Due to the ears ability and sensitivity to localization perception and prediction primarily we know where the prey or the predictor is even where our eyes cannot see.
 
How our hearing functions has meant our survival. It doesn't matter if it isn't perfect compared to another non record buying species hearing. LOL
 
The Science will tell us the reason 44.1 was chosen as the sampling frequency is it contained all the frequencies for human hearing.
 
Now we have powerful enough computers and even today's cheap converters are way ahead what we started with.
We have the storage space and the conversion quality. 

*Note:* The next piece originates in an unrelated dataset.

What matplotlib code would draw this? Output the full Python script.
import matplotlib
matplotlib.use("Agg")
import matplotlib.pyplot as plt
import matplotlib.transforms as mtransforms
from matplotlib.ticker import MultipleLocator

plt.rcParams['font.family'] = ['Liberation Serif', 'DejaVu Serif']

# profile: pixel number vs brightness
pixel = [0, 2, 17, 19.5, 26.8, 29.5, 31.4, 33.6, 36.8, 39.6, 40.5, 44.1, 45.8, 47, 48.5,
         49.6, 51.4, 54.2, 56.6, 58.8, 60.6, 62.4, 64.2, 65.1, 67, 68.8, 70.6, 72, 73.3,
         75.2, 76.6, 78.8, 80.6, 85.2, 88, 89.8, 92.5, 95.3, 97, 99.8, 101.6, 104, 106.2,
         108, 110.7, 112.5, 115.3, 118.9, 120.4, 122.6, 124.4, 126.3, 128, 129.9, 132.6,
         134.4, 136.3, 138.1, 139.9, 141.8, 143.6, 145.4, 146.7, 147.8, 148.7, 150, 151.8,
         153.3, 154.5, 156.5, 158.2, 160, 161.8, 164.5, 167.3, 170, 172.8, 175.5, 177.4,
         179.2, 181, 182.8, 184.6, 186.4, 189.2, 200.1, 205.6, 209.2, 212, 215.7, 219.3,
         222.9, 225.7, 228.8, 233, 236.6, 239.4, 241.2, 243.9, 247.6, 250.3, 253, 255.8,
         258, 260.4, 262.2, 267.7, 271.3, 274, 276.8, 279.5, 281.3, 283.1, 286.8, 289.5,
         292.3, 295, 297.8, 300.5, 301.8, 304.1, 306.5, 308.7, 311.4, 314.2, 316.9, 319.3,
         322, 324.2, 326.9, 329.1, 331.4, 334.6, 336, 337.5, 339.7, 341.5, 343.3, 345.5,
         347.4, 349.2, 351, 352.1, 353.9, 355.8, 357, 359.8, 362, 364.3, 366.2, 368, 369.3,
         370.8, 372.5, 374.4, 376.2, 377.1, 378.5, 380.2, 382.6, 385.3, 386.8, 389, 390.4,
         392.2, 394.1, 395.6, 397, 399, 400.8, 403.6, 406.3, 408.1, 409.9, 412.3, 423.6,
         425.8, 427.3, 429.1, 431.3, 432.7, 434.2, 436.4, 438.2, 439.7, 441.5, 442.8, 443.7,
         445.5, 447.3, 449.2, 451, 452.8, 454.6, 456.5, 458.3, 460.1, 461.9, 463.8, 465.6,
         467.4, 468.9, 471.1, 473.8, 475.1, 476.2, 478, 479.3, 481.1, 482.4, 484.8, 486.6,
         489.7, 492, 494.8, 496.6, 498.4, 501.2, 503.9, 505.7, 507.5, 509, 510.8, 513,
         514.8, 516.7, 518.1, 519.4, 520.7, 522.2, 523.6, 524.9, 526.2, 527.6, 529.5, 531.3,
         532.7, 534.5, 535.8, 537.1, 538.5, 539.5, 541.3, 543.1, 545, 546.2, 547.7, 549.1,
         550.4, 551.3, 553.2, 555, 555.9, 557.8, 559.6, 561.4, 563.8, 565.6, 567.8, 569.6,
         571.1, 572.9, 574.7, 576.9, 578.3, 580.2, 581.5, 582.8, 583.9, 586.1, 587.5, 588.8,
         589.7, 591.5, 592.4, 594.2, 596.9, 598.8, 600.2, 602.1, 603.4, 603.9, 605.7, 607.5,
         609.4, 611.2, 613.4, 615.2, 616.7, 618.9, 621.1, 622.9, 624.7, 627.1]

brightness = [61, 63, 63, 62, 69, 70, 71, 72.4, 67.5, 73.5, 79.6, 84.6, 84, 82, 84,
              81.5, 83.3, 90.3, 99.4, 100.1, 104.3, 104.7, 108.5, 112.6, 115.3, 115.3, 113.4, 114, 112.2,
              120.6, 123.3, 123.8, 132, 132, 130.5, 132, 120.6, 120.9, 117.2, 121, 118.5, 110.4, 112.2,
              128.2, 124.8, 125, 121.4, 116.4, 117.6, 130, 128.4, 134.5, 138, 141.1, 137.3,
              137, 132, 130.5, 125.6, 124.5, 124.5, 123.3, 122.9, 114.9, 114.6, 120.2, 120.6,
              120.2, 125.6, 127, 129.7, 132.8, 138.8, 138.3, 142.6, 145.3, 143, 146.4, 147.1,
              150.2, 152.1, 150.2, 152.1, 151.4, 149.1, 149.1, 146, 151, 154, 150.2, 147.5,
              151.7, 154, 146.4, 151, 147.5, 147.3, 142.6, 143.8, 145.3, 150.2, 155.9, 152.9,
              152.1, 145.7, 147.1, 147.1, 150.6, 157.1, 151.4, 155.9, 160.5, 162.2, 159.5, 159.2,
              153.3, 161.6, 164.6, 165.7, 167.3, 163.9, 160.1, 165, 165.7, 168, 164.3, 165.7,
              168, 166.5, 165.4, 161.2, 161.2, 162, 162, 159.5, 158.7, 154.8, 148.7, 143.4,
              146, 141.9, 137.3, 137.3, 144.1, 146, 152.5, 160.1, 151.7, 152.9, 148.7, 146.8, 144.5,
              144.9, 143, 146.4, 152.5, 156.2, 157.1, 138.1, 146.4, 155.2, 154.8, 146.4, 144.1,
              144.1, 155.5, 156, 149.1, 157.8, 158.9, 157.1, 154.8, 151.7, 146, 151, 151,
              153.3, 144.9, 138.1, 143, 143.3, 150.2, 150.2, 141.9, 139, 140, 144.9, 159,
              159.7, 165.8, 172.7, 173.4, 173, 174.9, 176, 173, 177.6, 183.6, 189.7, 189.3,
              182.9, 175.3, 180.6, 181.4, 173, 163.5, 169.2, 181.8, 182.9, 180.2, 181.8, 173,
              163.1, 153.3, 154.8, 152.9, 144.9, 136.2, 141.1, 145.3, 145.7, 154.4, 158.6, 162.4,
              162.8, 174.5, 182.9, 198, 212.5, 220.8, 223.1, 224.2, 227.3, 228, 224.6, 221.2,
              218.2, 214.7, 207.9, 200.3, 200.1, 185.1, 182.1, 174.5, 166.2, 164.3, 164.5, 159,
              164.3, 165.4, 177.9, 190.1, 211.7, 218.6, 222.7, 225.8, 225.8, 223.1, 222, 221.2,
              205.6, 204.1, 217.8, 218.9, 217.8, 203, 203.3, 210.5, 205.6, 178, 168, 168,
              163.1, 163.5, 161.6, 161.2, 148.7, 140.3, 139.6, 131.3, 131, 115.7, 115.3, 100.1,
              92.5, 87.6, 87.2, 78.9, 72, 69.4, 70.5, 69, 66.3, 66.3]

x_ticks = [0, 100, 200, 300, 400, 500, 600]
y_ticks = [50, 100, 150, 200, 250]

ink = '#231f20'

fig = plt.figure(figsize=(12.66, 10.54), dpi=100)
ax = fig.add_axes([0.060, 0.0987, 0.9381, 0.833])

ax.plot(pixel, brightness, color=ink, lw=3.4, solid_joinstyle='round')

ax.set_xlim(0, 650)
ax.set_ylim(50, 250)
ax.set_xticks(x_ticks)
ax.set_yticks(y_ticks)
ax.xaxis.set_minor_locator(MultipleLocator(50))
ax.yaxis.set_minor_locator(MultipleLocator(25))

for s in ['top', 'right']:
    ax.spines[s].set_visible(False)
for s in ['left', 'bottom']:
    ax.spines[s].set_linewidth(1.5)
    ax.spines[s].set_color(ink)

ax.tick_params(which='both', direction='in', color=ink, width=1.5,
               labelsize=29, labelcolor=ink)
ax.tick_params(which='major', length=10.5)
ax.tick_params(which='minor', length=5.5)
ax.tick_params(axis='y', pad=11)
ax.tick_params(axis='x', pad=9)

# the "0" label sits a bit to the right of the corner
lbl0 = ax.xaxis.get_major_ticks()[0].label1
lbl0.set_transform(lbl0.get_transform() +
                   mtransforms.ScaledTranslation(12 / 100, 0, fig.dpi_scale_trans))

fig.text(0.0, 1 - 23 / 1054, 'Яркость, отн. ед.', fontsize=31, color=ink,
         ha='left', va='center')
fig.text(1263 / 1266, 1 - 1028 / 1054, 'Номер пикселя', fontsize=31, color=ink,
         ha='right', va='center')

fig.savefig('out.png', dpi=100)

I say the ADDA conversion or DAW conversion algorithms is not the weakness in the chain.
 
I say the weakness in the chain is the limits of the relatively unchanged technology of microphones and the fad of using old preamps with "color" but with specs only suitable for tape machines. (Okay some great pieces have very good specs.)
 
In other words we are still dependent upon elecromagnetics to not only capture sound but to reproduce it as well.
To me it is not our ears that are imperfect.
 
Surely we have advanced technologically that a better diaphragm or loudspeaker design can match the capabilities of where digital can take us?  

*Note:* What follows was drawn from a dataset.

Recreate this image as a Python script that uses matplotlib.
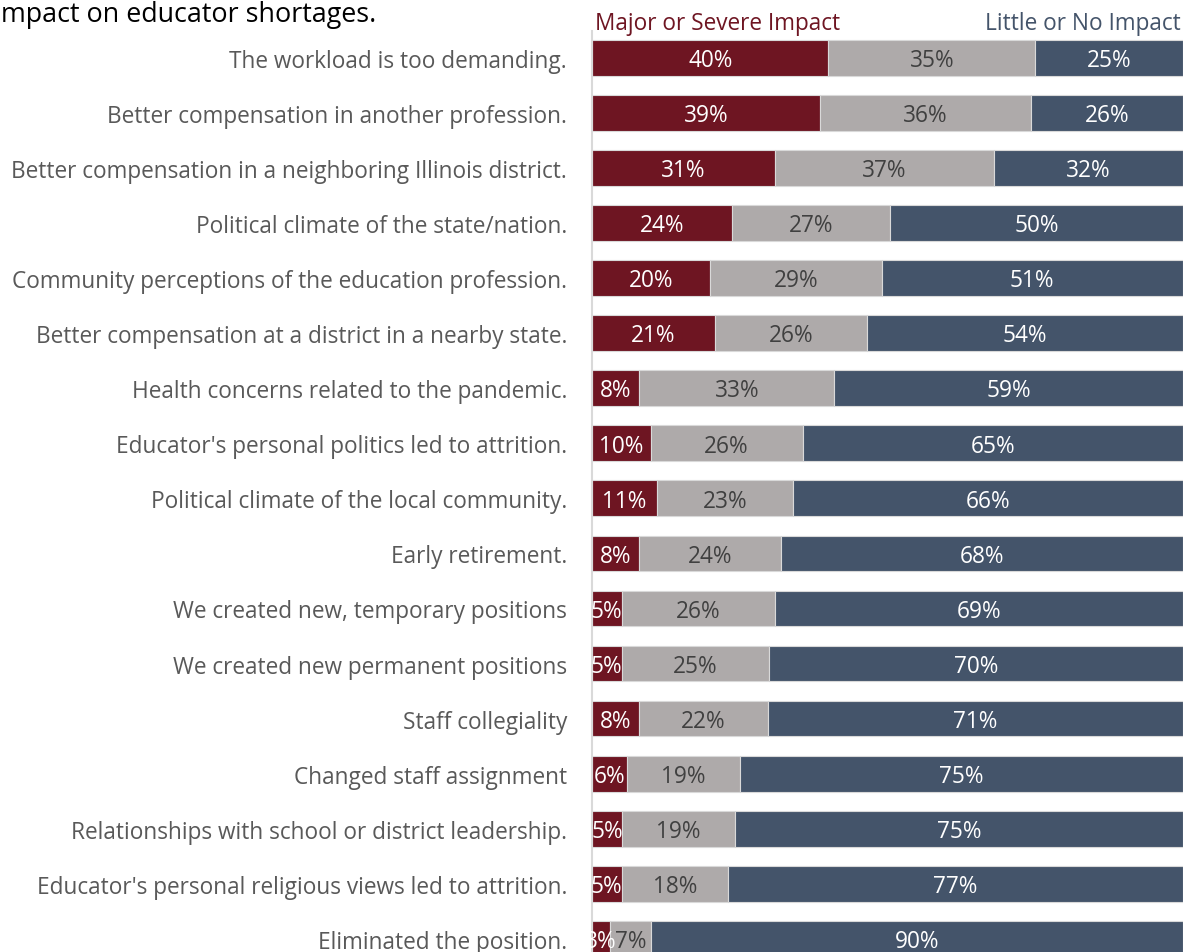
"""Stacked impact bars for educator shortage reasons."""

import numpy as np
import matplotlib.pyplot as plt

plt.rcParams["font.family"] = ["Open Sans", "DejaVu Sans"]

# survey items, top to bottom
reasons = [
    "The workload is too demanding.",
    "Better compensation in another profession.",
    "Better compensation in a neighboring Illinois district.",
    "Political climate of the state/nation.",
    "Community perceptions of the education profession.",
    "Better compensation at a district in a nearby state.",
    "Health concerns related to the pandemic.",
    "Educator's personal politics led to attrition.",
    "Political climate of the local community.",
    "Early retirement.",
    "We created new, temporary positions",
    "We created new permanent positions",
    "Staff collegiality",
    "Changed staff assignment",
    "Relationships with school or district leadership.",
    "Educator's personal religious views led to attrition.",
    "Eliminated the position.",
]
major = [40, 39, 31, 24, 20, 21, 8, 10, 11, 8, 5, 5, 8, 6, 5, 5, 3]
moderate = [35, 36, 37, 27, 29, 26, 33, 26, 23, 24, 26, 25, 22, 19, 19, 18, 7]
little = [25, 26, 32, 50, 51, 54, 59, 65, 66, 68, 69, 70, 71, 75, 75, 77, 90]

RED = "#6E1522"
GRAY = "#AEAAAA"
BLUE = "#44546A"

major = np.array(major, dtype=float)
moderate = np.array(moderate, dtype=float)
little = np.array(little, dtype=float)
total = major + moderate + little
y = np.arange(len(reasons))

fig = plt.figure(figsize=(11.87, 9.53), dpi=100)
ax = fig.add_axes([592 / 1187, 0.0, 591 / 1187, 1 - 32 / 953])

left = np.zeros(len(reasons))
segments = [(major, RED, "white"), (moderate, GRAY, "#404040"), (little, BLUE, "white")]
for vals, color, tcolor in segments:
    share = vals / total
    ax.barh(y, share, left=left, height=0.65, color=color,
            edgecolor="#D9D9D9", linewidth=0.8)
    for yi, l, s, v in zip(y, left, share, vals):
        ax.text(l + s / 2, yi + 0.04, f"{v:.0f}%", ha="center", va="center",
                color=tcolor, fontsize=16.3)
    left = left + share

ax.set_xlim(0, 1)
ax.set_ylim(16.24, -0.49)
ax.set_xticks([])
ax.set_yticks(y)
ax.set_yticklabels(reasons, fontsize=16.3, color="#595959")
ax.tick_params(axis="y", length=0, pad=18)
for side in ["top", "right", "bottom"]:
    ax.spines[side].set_visible(False)
ax.spines["left"].set_color("#D9D9D9")
ax.spines["left"].set_linewidth(1.5)

fig.text(595 / 1187, 1 - 30 / 953, "Major or Severe Impact", color=RED,
         fontsize=16.3, ha="left", va="baseline")
fig.text(1181 / 1187, 1 - 30 / 953, "Little or No Impact", color=BLUE,
         fontsize=16.3, ha="right", va="baseline")
# the title's first letter is clipped off in the source image
fig.text(1 / 1187, 1 - 22 / 953, "mpact on educator shortages.", color="black",
         fontsize=19.4, ha="left", va="baseline")

fig.savefig("out.png", dpi=100)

I hope our ears are good enough to discern what the possibilities could be? 
  
I recall a little while ago coming across a new diagram (cell) design for earphones but for the life of me haven't located the article. 
 
 
 
 
 

drewfx1
 
If the sound source is slightly to one side and some distance away it can have a very small ITD between your ears.

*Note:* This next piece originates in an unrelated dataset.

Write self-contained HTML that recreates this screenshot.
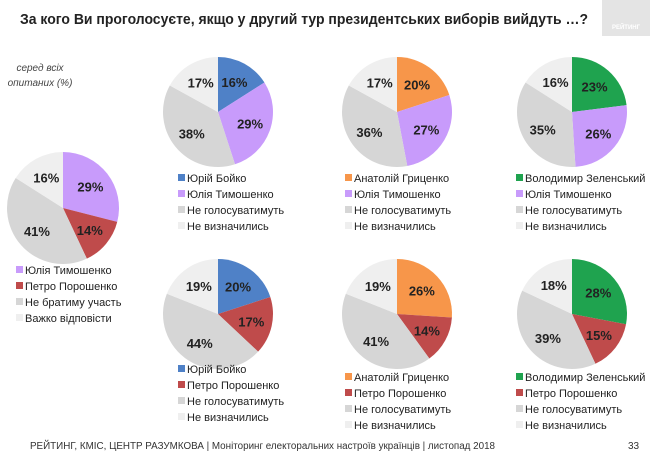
<!DOCTYPE html>
<html><head><meta charset="utf-8"><style>
body{margin:0;background:#fff;width:650px;height:456px;overflow:hidden;font-family:"Liberation Sans",sans-serif}
svg text{font-family:"Liberation Sans",sans-serif}
</style></head><body>
<svg id="s" width="650" height="456" xmlns="http://www.w3.org/2000/svg">
<rect x="602" y="0" width="48" height="36" fill="#e4e4e4"/>
<text x="626" y="29" font-size="6" fill="#fff" font-weight="bold" text-anchor="middle">РЕЙТИНГ</text>
<text x="20" y="24" font-size="14.5" font-weight="bold" fill="#222" textLength="568" lengthAdjust="spacingAndGlyphs">За кого Ви проголосуєте, якщо у другий тур президентських виборів вийдуть …?</text>
<text x="40" y="71" font-size="10" font-style="italic" fill="#444" text-anchor="middle">серед всіх</text>
<text x="40" y="86" font-size="10" font-style="italic" fill="#444" text-anchor="middle">опитаних (%)</text>
<text x="30" y="449" font-size="10" fill="#333" textLength="465" lengthAdjust="spacingAndGlyphs">РЕЙТИНГ, КМІС, ЦЕНТР РАЗУМКОВА |  Моніторинг електоральних настроїв українців | листопад 2018</text>
<text x="628" y="449" font-size="10" fill="#333">33</text>
<g id="g"></g>
</svg>
<script>
const C={b:"#4f81c7",p:"#c89bfb",r:"#bf4b4b",o:"#f7964a",g:"#1fa34f",n:"#d6d6d6",l:"#efefef"};
const pies=[
[63,208,56,[[29,'p'],[14,'r'],[41,'n'],[16,'l']]],
[218,112,55,[[16,'b'],[29,'p'],[38,'n'],[17,'l']]],
[397,112,55,[[20,'o'],[27,'p'],[36,'n'],[17,'l']]],
[572,112,55,[[23,'g'],[26,'p'],[35,'n'],[16,'l']]],
[218,314,55,[[20,'b'],[17,'r'],[44,'n'],[19,'l']]],
[397,314,55,[[26,'o'],[14,'r'],[41,'n'],[19,'l']]],
[572,314,55,[[28,'g'],[15,'r'],[39,'n'],[18,'l']]]];
const legs=[
[16,274,[['p','Юлія Тимошенко'],['r','Петро Порошенко'],['n','Не братиму участь'],['l','Важко відповісти']]],
[178,182,[['b','Юрій Бойко'],['p','Юлія Тимошенко'],['n','Не голосуватимуть'],['l','Не визначились']]],
[345,182,[['o','Анатолій Гриценко'],['p','Юлія Тимошенко'],['n','Не голосуватимуть'],['l','Не визначились']]],
[516,182,[['g','Володимир Зеленський'],['p','Юлія Тимошенко'],['n','Не голосуватимуть'],['l','Не визначились']]],
[178,373,[['b','Юрій Бойко'],['r','Петро Порошенко'],['n','Не голосуватимуть'],['l','Не визначились']]],
[345,381,[['o','Анатолій Гриценко'],['r','Петро Порошенко'],['n','Не голосуватимуть'],['l','Не визначились']]],
[516,381,[['g','Володимир Зеленський'],['r','Петро Порошенко'],['n','Не голосуватимуть'],['l','Не визначились']]]];
let h="";
for(const [cx,cy,r,sl] of pies){
 const tot=sl.reduce((a,b)=>a+b[0],0);let a=0;
 for(const [v,c] of sl){
  const a0=a/tot*2*Math.PI,a1=(a+v)/tot*2*Math.PI;a+=v;
  const x0=cx+r*Math.sin(a0),y0=cy-r*Math.cos(a0),x1=cx+r*Math.sin(a1),y1=cy-r*Math.cos(a1);
  h+=`<path d="M${cx},${cy}L${x0},${y0}A${r},${r} 0 ${a1-a0>Math.PI?1:0} 1 ${x1},${y1}Z" fill="${C[c]}"/>`;
  const am=(a0+a1)/2,tx=cx+r*0.62*Math.sin(am),ty=cy-r*0.62*Math.cos(am);
  h+=`<text x="${tx}" y="${ty+5}" font-size="13" font-weight="bold" fill="#222" text-anchor="middle">${v}%</text>`;
 }
}
for(const [x,y,it] of legs){
 it.forEach(([c,t],i)=>{const yy=y+i*16;
  h+=`<rect x="${x}" y="${yy-8}" width="7" height="7" fill="${C[c]}"/><text x="${x+9}" y="${yy}" font-size="11" fill="#222">${t}</text>`;});
}
document.getElementById('g').innerHTML=h;
</script>
</body></html>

Or am I mis-Pythagorizing it? 

No, you're not mis-applying Pythagorus. That's why I said "at a given angle of incidence". Sound coming from in front of us will reach each ear almost simultaneously. That's why we have a much harder time pinpointing where sound is coming from when its origin is nearly straight ahead. It's why LRC panning has enjoyed a resurgence over the past decade, and why rhythm guitars are routinely double-tracked, panned wide and delayed for the Haas effect.
 
Practitioners of the Haas trick learn that the left-right delay has to fall within a certain range in order to be effective. Delays below 2ms don't work. Delays above 20ms are perceived as discrete echoes and also don't work.
 
Similarly, sound-widening plugins often use delays of a few milliseconds to shift different frequency bands - the operative qualifier being "milli". If sub-millisecond delays really had a significant impact on perception of sound quality, it would probably have been adopted as a widely-used mix technique. It hasn't. Sub-millisecond delays are perceptible, but only within the context of the undesirable effects of comb filtering.
 
An aspect that hasn't come up yet in this conversation is temporal masking. This is what happens when two sounds occur very close together in time, too close for the cochlear cilia to reset in between. This period can be as long as 100 ms (!), depending on the frequency, amplitude and envelopes of the events. Within the microsecond timeframes we've been talking about, temporal masking is going to be the primary limiter of perception - regardless of the resolution of our recording and quality of our speakers.
 
I'm still not buying the idea that faster sample rates sound better because transients are better-separated.
 

Actually sound localization involves more than binaural cues like interaural time difference (ITD; the difference between the times it takes a sound to reach the two ears) and interaural level difference (ILD; the difference in sound pressure level reaching the two ears).  There are also monaural cues based on the head-related transfer function (HRTF; a spectral cue derived from the way the pinna and head differentially affect the intensities of frequencies arriving at the ear).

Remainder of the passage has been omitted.